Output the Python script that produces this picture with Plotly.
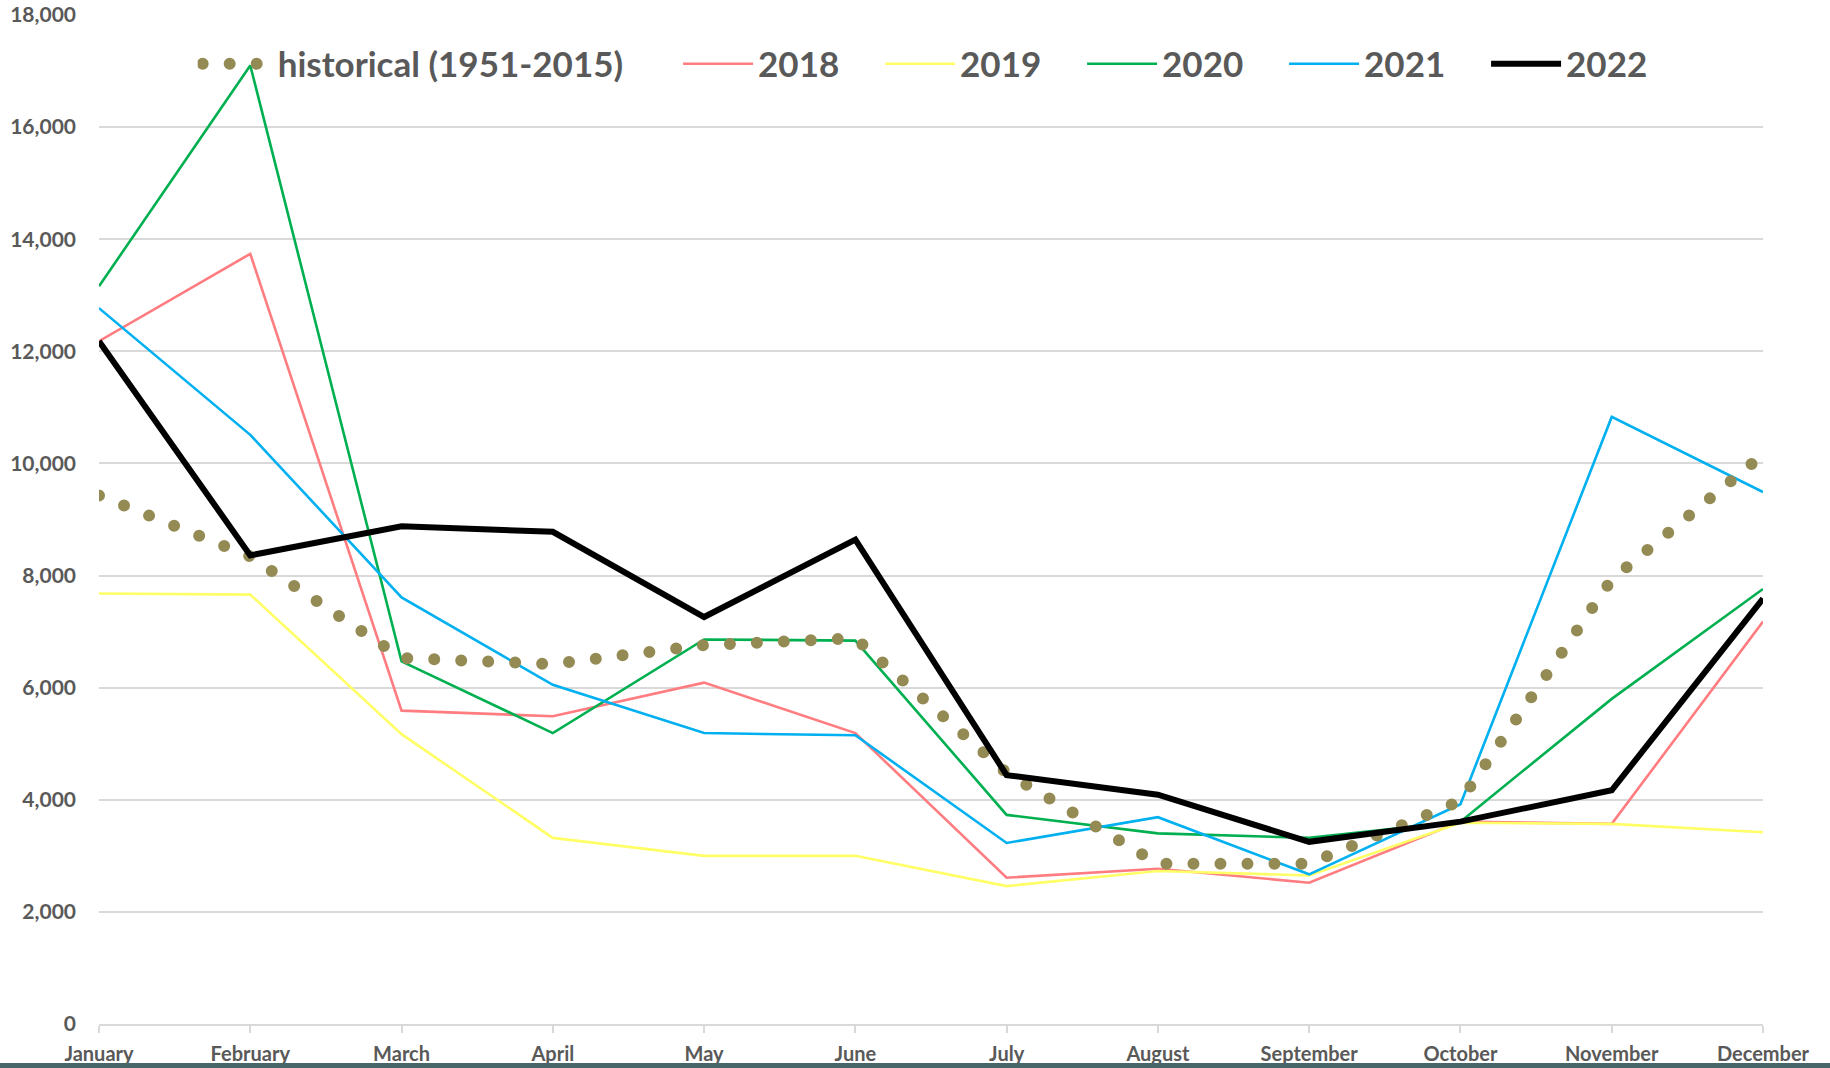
import plotly.graph_objects as go

months = ["January", "February", "March", "April", "May", "June", "July",
          "August", "September", "October", "November", "December"]

historical = [9430, 8340, 6530, 6420, 6760, 6880, 4480, 2860, 2860, 3980, 7930, 10160]
y2018 = [12180, 13740, 5590, 5490, 6090, 5190, 2610, 2770, 2520, 3610, 3570, 7180]
y2019 = [7680, 7660, 5170, 3320, 3000, 3000, 2460, 2730, 2650, 3590, 3570, 3420]
y2020 = [13160, 17100, 6470, 5190, 6860, 6840, 3730, 3400, 3320, 3610, 5800, 7760]
y2021 = [12770, 10510, 7610, 6050, 5190, 5150, 3230, 3690, 2670, 3920, 10830, 9490]
y2022 = [12180, 8360, 8880, 8780, 7260, 8640, 4440, 4090, 3250, 3610, 4170, 7590]

yticks = [0, 2000, 4000, 6000, 8000, 10000, 12000, 14000, 16000, 18000]

FONT = "Lato"
GREY = "#595959"

fig = go.Figure()

def add(name, vals, color, width, legend, dash="solid"):
    fig.add_trace(go.Scatter(
        x=months, y=vals, name=name, mode="lines",
        line=dict(color=color, width=width, dash=dash),
        legend=legend, hoverinfo="skip"))

add("2018", y2018, "#ff7c80", 2.6, "legend2")
add("2019", y2019, "#ffff66", 2.6, "legend2")
add("2020", y2020, "#00b050", 2.6, "legend2")
add("2021", y2021, "#00b0f0", 2.6, "legend2")
add("historical (1951-2015)", historical, "#948a54", 12, "legend", dash="dot")
add("2022", y2022, "#000000", 6, "legend2")

legend_font = dict(family=FONT, size=35, color=GREY, weight=700)

fig.update_layout(
    width=1830, height=1068,
    margin=dict(l=99, r=67, t=15, b=44, autoexpand=False),
    paper_bgcolor="white", plot_bgcolor="white",
    showlegend=True,
    legend=dict(orientation="h", x=0.0593, xanchor="left", y=0.9514, yanchor="middle",
                bgcolor="rgba(0,0,0,0)", font=legend_font, itemwidth=70,
                traceorder="normal"),
    legend2=dict(orientation="h", x=0.348, xanchor="left", y=0.9514, yanchor="middle",
                 bgcolor="rgba(0,0,0,0)", font=legend_font, itemwidth=70,
                 traceorder="normal", entrywidth=117),
    xaxis=dict(
        type="category", range=[0, 11], showgrid=False, automargin=False,
        showline=True, linecolor="#d9d9d9", linewidth=1.5,
        ticks="outside", ticklen=7, tickcolor="#d9d9d9", tickwidth=1.5,
        tickfont=dict(family=FONT, size=20, color=GREY, weight=700),
        ticklabelstandoff=4,
    ),
    yaxis=dict(
        range=[0, 18000], tickvals=yticks, tickformat=",", automargin=False,
        showgrid=True, gridcolor="#d9d9d9", gridwidth=1.5,
        zeroline=False, showline=False, ticks="",
        tickfont=dict(family=FONT, size=21, color=GREY, weight=700),
        ticklabelstandoff=22,
    ),
)

# dark band along the very bottom of the picture
fig.add_shape(type="rect", xref="paper", yref="paper",
              x0=-99 / 1664, x1=(1830 - 99) / 1664,
              y0=-(1068 - 1024) / 1009, y1=-(1063 - 1024) / 1009,
              fillcolor="#46666a", line=dict(width=0), layer="above")

post = """
var s = document.createElement('style');
s.innerHTML = 'html, body {margin: 0 !important; padding: 0 !important; overflow: hidden;} .scatterlayer .trace:nth-child(5) path.js-line, .legend .traces path.js-line {stroke-linecap: round !important; stroke-dasharray: 0 27px !important;} .legend .traces path.js-line {stroke-width: 12px !important;}';
document.head.appendChild(s);
"""

fig.write_html("out.html", post_script=post, config={"displayModeBar": False})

━━━━━━━━━━

Drop the images and repeat the data exactly.

Output the Python script that produces this picture with Plotly.
import plotly.graph_objects as go

months = ["January", "February", "March", "April", "May", "June", "July",
          "August", "September", "October", "November", "December"]

historical = [9430, 8340, 6530, 6420, 6760, 6880, 4480, 2860, 2860, 3980, 7930, 10160]
y2018 = [12180, 13740, 5590, 5490, 6090, 5190, 2610, 2770, 2520, 3610, 3570, 7180]
y2019 = [7680, 7660, 5170, 3320, 3000, 3000, 2460, 2730, 2650, 3590, 3570, 3420]
y2020 = [13160, 17100, 6470, 5190, 6860, 6840, 3730, 3400, 3320, 3610, 5800, 7760]
y2021 = [12770, 10510, 7610, 6050, 5190, 5150, 3230, 3690, 2670, 3920, 10830, 9490]
y2022 = [12180, 8360, 8880, 8780, 7260, 8640, 4440, 4090, 3250, 3610, 4170, 7590]

yticks = [0, 2000, 4000, 6000, 8000, 10000, 12000, 14000, 16000, 18000]

FONT = "Lato"
GREY = "#595959"

fig = go.Figure()

def add(name, vals, color, width, legend, dash="solid"):
    fig.add_trace(go.Scatter(
        x=months, y=vals, name=name, mode="lines",
        line=dict(color=color, width=width, dash=dash),
        legend=legend, hoverinfo="skip"))

add("2018", y2018, "#ff7c80", 2.6, "legend2")
add("2019", y2019, "#ffff66", 2.6, "legend2")
add("2020", y2020, "#00b050", 2.6, "legend2")
add("2021", y2021, "#00b0f0", 2.6, "legend2")
add("historical (1951-2015)", historical, "#948a54", 12, "legend", dash="dot")
add("2022", y2022, "#000000", 6, "legend2")

legend_font = dict(family=FONT, size=35, color=GREY, weight=700)

fig.update_layout(
    width=1830, height=1068,
    margin=dict(l=99, r=67, t=15, b=44, autoexpand=False),
    paper_bgcolor="white", plot_bgcolor="white",
    showlegend=True,
    legend=dict(orientation="h", x=0.0593, xanchor="left", y=0.9514, yanchor="middle",
                bgcolor="rgba(0,0,0,0)", font=legend_font, itemwidth=70,
                traceorder="normal"),
    legend2=dict(orientation="h", x=0.348, xanchor="left", y=0.9514, yanchor="middle",
                 bgcolor="rgba(0,0,0,0)", font=legend_font, itemwidth=70,
                 traceorder="normal", entrywidth=117),
    xaxis=dict(
        type="category", range=[0, 11], showgrid=False, automargin=False,
        showline=True, linecolor="#d9d9d9", linewidth=1.5,
        ticks="outside", ticklen=7, tickcolor="#d9d9d9", tickwidth=1.5,
        tickfont=dict(family=FONT, size=20, color=GREY, weight=700),
        ticklabelstandoff=4,
    ),
    yaxis=dict(
        range=[0, 18000], tickvals=yticks, tickformat=",", automargin=False,
        showgrid=True, gridcolor="#d9d9d9", gridwidth=1.5,
        zeroline=False, showline=False, ticks="",
        tickfont=dict(family=FONT, size=21, color=GREY, weight=700),
        ticklabelstandoff=22,
    ),
)

# dark band along the very bottom of the picture
fig.add_shape(type="rect", xref="paper", yref="paper",
              x0=-99 / 1664, x1=(1830 - 99) / 1664,
              y0=-(1068 - 1024) / 1009, y1=-(1063 - 1024) / 1009,
              fillcolor="#46666a", line=dict(width=0), layer="above")

post = """
var s = document.createElement('style');
s.innerHTML = 'html, body {margin: 0 !important; padding: 0 !important; overflow: hidden;} .scatterlayer .trace:nth-child(5) path.js-line, .legend .traces path.js-line {stroke-linecap: round !important; stroke-dasharray: 0 27px !important;} .legend .traces path.js-line {stroke-width: 12px !important;}';
document.head.appendChild(s);
"""

fig.write_html("out.html", post_script=post, config={"displayModeBar": False})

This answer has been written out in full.